For a direct proof, consider the linear functional $I(f) = \int_{S^1} f(z)\,dz = \int_0^{2\pi} f(e^{i\theta}) i e^{i\theta}\,d\theta$. This is clearly continuous with respect to the uniform norm since $$|I(f)| \le \int_0^{2\pi} |f(e^{i\theta})| |ie^{i\theta}|\,d\theta \le 2 \pi \|f\|_{\infty}.$$

But for any polynomial $f$, you can check that $I(f)=0$. Hence by continuity, $I(f)=0$ for any $f$ in the closure of the polynomials. On the other hand, for $f(z)=\bar{z}$, $I(f) = 2\pi i$, so $f(z)=\bar{z}$ is not in the closure.

(This proof is easy to discover when you know the Cauchy integral theorem, which says that any holomorphic function has $\int_{S^1} f(z)\,dz = 0$, or indeed the same replacing $S^1$ with any nice closed curve.)

Ok (almost) every periodic function $g$ on $[0,1]$ can be written in the form $$ g(x) = \sum_{n=-\infty}^\infty c_n e^{2\pi i n x} $$

You can switch from function $f : S^1 \subset \mathbb{C} \rightarrow \mathbb{C}$ to the periodic function on $[0,1]$ via simple transformation: $e^{2\pi i \theta}$. $$ g(\theta) = f(e^{2\pi i \theta}) $$ This transformation can be seen in some sense as bijection between periodic functions and functions defined on $S^1$. (You would need to exactly specify those function spaces to be true.)

But let's have a look what you get when you transform polynomial. $$ f(z) = \sum_{n=0}^N a_n z^n $$ $$ g(\theta) = f(e^{2\pi i \theta}) = \sum_{n=0}^N a_n e^{2\pi i n \theta} $$ Uupss you are missing those negative terms $e^{-2 \pi i n \theta}$. So you can't get every periodic function on $[0,1]$.

From above you can see that "polynomials" of form $\sum_{n=-N}^n a_n z^n$ are dense in $C(S^1,\mathbb{C})$ and they are holomorphic in $\mathbb{C} \setminus \{0\}$, which is interesting because $\overline z$ is not holomorphic and $\overline z$ was exactly missing in previous.
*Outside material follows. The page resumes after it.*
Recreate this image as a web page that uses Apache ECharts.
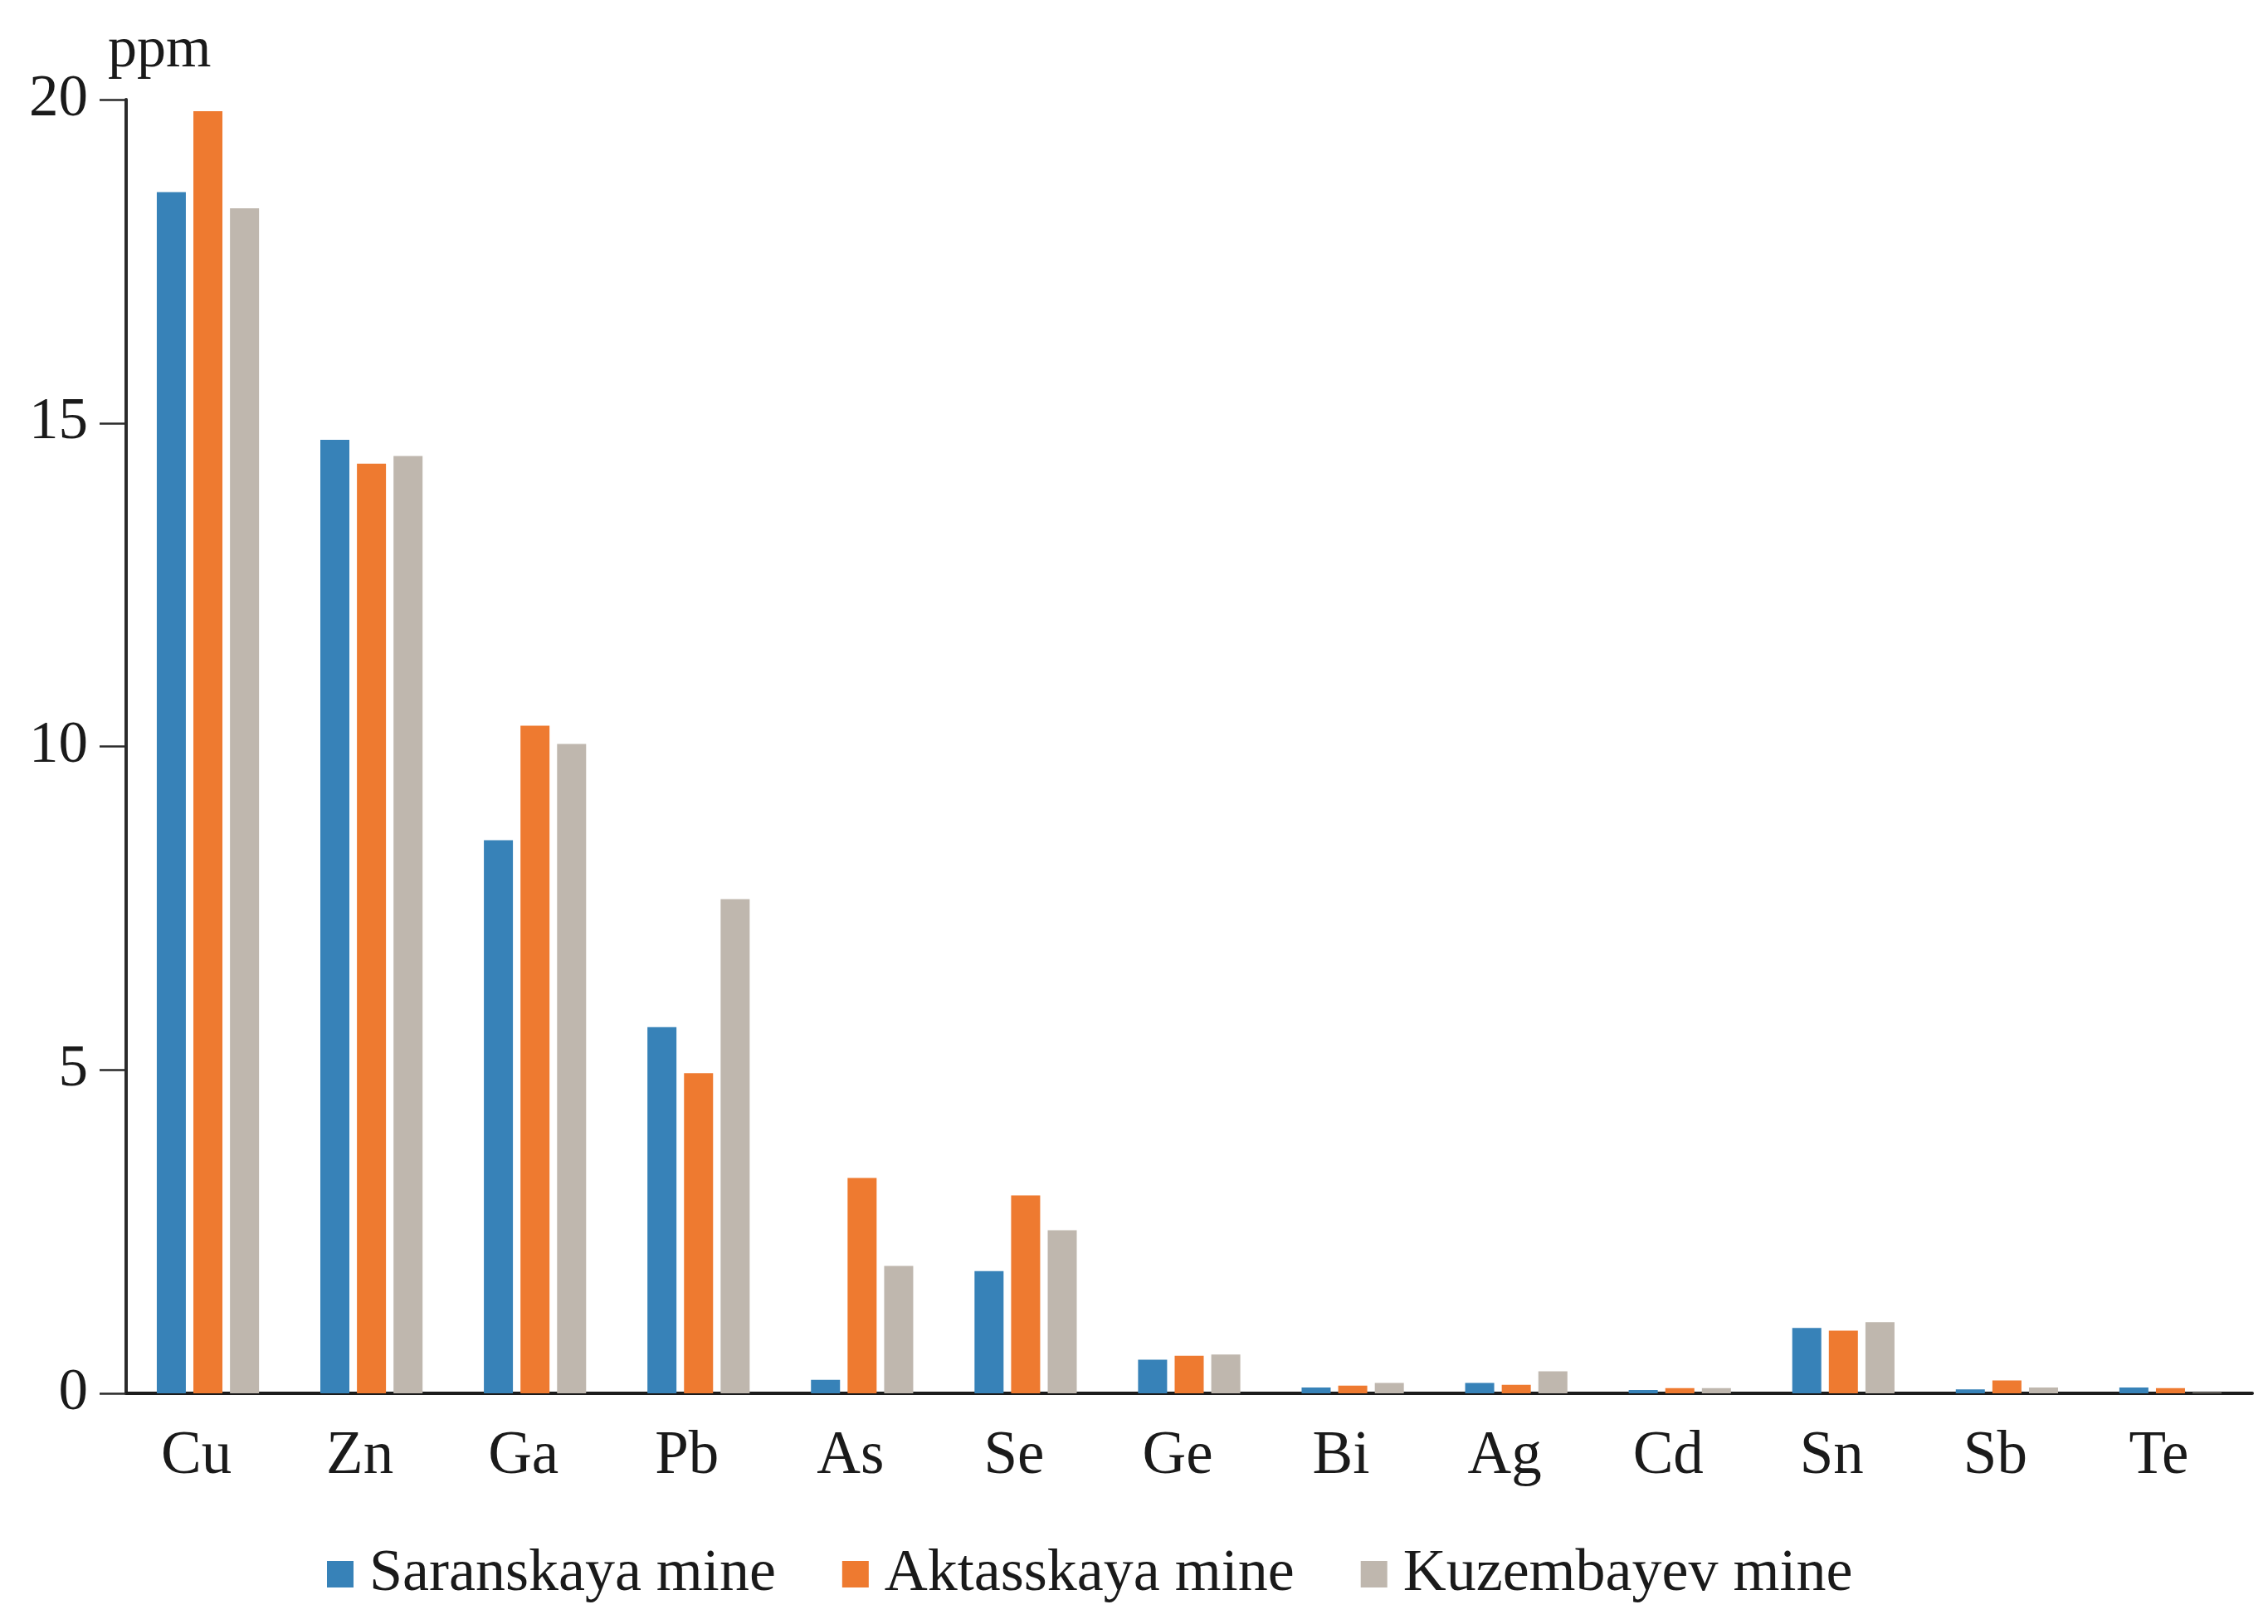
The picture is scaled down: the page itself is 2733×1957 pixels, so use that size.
<!DOCTYPE html>
<html>
<head>
<meta charset="utf-8">
<script src="https://cdn.jsdelivr.net/npm/echarts@6/dist/echarts.min.js"></script>
<style>
html,body{margin:0;padding:0;background:#fff;}
#chart{width:2733px;height:1957px;}
</style>
</head>
<body>
<div id="chart"></div>
<script>
const categories = ['Cu','Zn','Ga','Pb','As','Se','Ge','Bi','Ag','Cd','Sn','Sb','Te'];
const saranskaya = [18.57, 14.74, 8.55, 5.66, 0.21, 1.89, 0.52, 0.09, 0.16, 0.05, 1.01, 0.06, 0.09];
const aktasskaya = [19.82, 14.37, 10.32, 4.95, 3.33, 3.06, 0.58, 0.12, 0.13, 0.08, 0.97, 0.20, 0.08];
const kuzembayev = [18.32, 14.49, 10.04, 7.64, 1.97, 2.52, 0.60, 0.16, 0.34, 0.08, 1.10, 0.09, 0.01];
const seriesNames = ['Saranskaya mine', 'Aktasskaya mine', 'Kuzembayev mine'];
const yTicks = [0, 5, 10, 15, 20];
const unitLabel = 'ppm';

const FONT = "'Liberation Serif', 'Times New Roman', serif";
const colors = ['#3782B8', '#EE7A30', '#BFB7AE'];

const chart = echarts.init(document.getElementById('chart'), null, {renderer: 'canvas'});
const mk = (name, data, i) => ({
  name: name,
  type: 'bar',
  data: data,
  barWidth: 35,
  barGap: '26%',
  itemStyle: {color: colors[i]}
});
chart.setOption({
  backgroundColor: '#ffffff',
  animation: false,
  color: colors,
  title: {
    text: unitLabel,
    left: 125,
    top: 22,
    textStyle: {fontFamily: FONT, fontSize: 70, fontWeight: 'normal', color: '#1a1a1a'}
  },
  grid: {left: 152, right: 19, top: 120, bottom: 278, containLabel: false},
  legend: {
    data: seriesNames,
    left: 389,
    top: 1856,
    itemWidth: 32,
    itemHeight: 32,
    itemGap: 80,
    icon: 'rect',
    textStyle: {fontFamily: FONT, fontSize: 72, color: '#1a1a1a', padding: [0, 0, 0, 14]}
  },
  xAxis: {
    type: 'category',
    data: categories,
    axisLine: {show: true, lineStyle: {color: '#1c1c1c', width: 4}},
    axisTick: {show: false},
    axisLabel: {fontFamily: FONT, fontSize: 73, color: '#1a1a1a', margin: 40, padding: [0, 28, 0, 0]},
    splitLine: {show: false}
  },
  yAxis: {
    type: 'value',
    min: yTicks[0],
    max: yTicks[yTicks.length - 1],
    interval: 5,
    axisLine: {show: true, lineStyle: {color: '#2a2a2a', width: 4}},
    axisTick: {show: true, length: 32, lineStyle: {color: '#2a2a2a', width: 2.5}},
    axisLabel: {fontFamily: FONT, fontSize: 71, color: '#1a1a1a', margin: 46},
    splitLine: {show: false}
  },
  series: [
    mk(seriesNames[0], saranskaya, 0),
    mk(seriesNames[1], aktasskaya, 1),
    mk(seriesNames[2], kuzembayev, 2)
  ]
});
</script>
</body>
</html>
This seams to me as very special to the $S^1$ because $\frac1{z} = \frac{\overline z}{z\overline z} = \overline z $ only on the $S^1$.

Could anyone expand on the thing that harmonic polynomials form basis of $L^2(S^1)$ and real part of holomorphic function is harmonic I guess it is connected to the above but right now I do not have the power to think any more.